Scholastic Honesty
Scholastic honesty in students, faculty and staff requires the pursuit of scholarly activity that is free from fraud, deception and unauthorized collaboration with other individuals. The University holds students individually responsible for understanding and exercising standards of scholastic honesty in every aspect of study and in all work submitted. Various methods of plagiarism detection may be used by any faculty member in any City University of Seattle course.
Definitions
City University of Seattle defines violations of scholastic honesty broadly as any act that constitutes cheating or misrepresentation of the actual author of one’s work. Violations of scholastic honesty include, but are not limited to, the following examples.
1. Cheating:
- Using unauthorized materials such as books or notes to answer examination questions.

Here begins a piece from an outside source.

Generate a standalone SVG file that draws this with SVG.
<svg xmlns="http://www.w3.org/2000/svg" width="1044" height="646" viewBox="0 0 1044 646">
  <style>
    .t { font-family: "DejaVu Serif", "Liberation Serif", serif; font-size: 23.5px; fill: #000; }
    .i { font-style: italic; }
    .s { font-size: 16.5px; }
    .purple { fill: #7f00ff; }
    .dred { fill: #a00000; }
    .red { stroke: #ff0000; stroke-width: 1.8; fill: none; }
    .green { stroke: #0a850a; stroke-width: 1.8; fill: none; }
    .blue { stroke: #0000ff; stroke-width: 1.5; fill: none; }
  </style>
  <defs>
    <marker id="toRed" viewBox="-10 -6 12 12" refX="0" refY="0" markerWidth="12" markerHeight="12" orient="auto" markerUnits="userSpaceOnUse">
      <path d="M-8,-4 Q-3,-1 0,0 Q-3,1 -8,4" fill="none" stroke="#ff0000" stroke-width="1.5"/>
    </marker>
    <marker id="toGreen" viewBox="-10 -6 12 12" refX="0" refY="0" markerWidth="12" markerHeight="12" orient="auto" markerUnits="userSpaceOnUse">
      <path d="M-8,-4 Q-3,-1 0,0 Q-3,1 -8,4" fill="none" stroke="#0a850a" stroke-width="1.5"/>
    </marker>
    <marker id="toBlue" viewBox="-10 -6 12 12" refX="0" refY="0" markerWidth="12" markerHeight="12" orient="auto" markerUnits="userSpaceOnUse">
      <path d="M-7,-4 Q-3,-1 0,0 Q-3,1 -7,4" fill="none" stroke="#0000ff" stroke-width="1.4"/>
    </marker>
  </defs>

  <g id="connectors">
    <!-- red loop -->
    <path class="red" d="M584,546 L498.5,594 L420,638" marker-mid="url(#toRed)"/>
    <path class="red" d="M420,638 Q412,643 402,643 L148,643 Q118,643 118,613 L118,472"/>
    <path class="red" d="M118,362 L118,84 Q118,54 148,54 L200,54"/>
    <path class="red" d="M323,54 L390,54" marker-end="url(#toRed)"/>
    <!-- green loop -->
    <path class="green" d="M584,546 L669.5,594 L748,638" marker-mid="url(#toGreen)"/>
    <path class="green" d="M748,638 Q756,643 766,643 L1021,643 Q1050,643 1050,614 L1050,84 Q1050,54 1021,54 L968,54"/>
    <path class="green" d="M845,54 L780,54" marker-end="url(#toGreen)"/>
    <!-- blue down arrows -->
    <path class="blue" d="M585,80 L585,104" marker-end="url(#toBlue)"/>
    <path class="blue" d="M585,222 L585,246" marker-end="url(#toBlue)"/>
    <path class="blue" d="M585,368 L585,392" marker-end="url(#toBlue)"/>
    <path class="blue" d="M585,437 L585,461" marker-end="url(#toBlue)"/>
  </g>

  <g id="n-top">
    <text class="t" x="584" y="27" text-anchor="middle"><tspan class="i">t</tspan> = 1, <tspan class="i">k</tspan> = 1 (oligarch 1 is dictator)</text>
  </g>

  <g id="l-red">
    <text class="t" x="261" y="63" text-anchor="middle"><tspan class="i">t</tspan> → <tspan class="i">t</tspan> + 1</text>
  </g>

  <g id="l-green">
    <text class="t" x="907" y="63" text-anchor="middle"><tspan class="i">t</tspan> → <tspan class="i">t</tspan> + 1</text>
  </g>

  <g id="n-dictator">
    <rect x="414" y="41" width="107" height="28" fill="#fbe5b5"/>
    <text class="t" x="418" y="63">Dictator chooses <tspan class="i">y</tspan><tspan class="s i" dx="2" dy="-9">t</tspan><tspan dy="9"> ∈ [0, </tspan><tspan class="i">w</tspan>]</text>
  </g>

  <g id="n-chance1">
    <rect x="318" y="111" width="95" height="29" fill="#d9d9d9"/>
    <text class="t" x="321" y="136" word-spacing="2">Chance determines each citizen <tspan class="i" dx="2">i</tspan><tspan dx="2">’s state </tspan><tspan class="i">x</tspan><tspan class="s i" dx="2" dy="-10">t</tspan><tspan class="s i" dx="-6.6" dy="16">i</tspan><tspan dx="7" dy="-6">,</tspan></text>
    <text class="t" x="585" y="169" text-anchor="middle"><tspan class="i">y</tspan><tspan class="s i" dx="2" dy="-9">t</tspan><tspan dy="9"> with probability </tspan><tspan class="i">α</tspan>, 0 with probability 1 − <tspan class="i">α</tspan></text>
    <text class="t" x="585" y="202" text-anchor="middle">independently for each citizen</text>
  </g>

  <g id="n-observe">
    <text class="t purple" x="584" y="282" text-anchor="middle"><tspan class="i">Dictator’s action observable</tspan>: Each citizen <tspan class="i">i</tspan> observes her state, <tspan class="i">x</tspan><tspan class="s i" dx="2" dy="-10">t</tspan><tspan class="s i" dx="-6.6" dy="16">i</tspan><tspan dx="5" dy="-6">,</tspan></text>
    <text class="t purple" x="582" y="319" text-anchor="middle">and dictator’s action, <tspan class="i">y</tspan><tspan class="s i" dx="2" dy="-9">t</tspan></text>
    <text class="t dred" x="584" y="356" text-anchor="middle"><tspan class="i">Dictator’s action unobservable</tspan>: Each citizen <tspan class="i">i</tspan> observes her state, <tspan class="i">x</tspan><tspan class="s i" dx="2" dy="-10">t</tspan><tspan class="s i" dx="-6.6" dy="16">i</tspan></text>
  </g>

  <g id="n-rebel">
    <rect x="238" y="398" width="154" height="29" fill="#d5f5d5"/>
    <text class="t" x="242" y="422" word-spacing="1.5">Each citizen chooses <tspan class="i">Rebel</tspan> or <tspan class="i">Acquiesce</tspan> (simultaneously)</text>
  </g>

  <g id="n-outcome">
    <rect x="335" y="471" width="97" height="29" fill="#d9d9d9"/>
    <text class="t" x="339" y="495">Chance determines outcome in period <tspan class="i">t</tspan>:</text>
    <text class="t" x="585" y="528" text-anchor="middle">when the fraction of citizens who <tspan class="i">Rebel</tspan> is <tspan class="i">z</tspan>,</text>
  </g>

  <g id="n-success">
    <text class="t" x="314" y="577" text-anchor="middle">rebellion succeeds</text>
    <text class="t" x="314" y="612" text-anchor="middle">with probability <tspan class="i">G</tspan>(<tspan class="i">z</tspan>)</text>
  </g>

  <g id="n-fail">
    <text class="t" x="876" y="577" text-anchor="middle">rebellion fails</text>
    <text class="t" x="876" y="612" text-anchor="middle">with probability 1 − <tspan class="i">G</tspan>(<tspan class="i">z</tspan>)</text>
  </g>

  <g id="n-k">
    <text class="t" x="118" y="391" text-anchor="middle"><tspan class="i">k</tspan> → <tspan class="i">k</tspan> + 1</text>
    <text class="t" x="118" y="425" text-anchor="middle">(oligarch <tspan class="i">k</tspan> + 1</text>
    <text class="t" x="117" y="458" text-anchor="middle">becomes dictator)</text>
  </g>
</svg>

- Copying another student’s homework, written assignments, examination answers, electronic media, or other data.
- Assisting or allowing someone else to cheat.
2. Plagiarism:
- Presenting another person’s work as your own.
- Paraphrasing or condensing ideas from another person’s work without proper citation.
- Failing to document direct quotations with a proper citation.
- Word-for-word copying, use of select phrases from another’s work or simply failing to properly cite all sources from which data, examples, ideas, words, or theories are found.
3. Other forms of scholastic dishonesty:
- Changing examination solutions after the fact, inventing, changing or falsifying data or research.
- Reproducing or duplicating images, designs, or web pages without giving credit to the developer, artist, or designer.
- Submitting work created for another course without prior approval from the instructor.
- Misrepresenting oneself or one’s circumstance to gain an unfair advantage.
- Collaborating with another person(s) without prior approval from the instructor.
- Selling or providing term papers, course work, or assignments to other City University of Seattle students and/or to 3rd parties outside the institution knowing that the intention is to plagiarize.
- Bribing or attempting to bribe an instructor.
The University is committed to an educational approach to violations of scholastic honesty. Instructors are encouraged to seek guidance from course managers or a primary supervisor when they discover possible plagiarism to discuss how best to handle individual cases.
An instructor or staff member may file a formal Violation of Scholastic Honesty Allegation by following the instructions found in the Faculty Handbook or the City University of Seattle Catalog for the current academic year. The Scholastic Honesty Board will be convened and a review of the allegation will commence in a fair and impartial manner. A student may not withdraw from a course after being informed that a scholastic honesty allegation has been filed for that course, whether the communication was by letter, email, or some other means.
Violation Sanctions
In cases where a violation is found to have occurred, disciplinary actions may include, but are not necessarily limited to, the following:
- Issuance of a 0.0 for the assignment or examination;
- Issuance of a 0.0 for the course grade;
- Academic suspension for one or more quarters;
- Dismissal from the University.
The student will be notified in writing of the Board’s decision. If the allegation was filed by an instructor, the instructor will be notified in writing as well.
Student’s Right to Appeal
Students may appeal the Board’s decision within ten days to the Provost whose decision is final.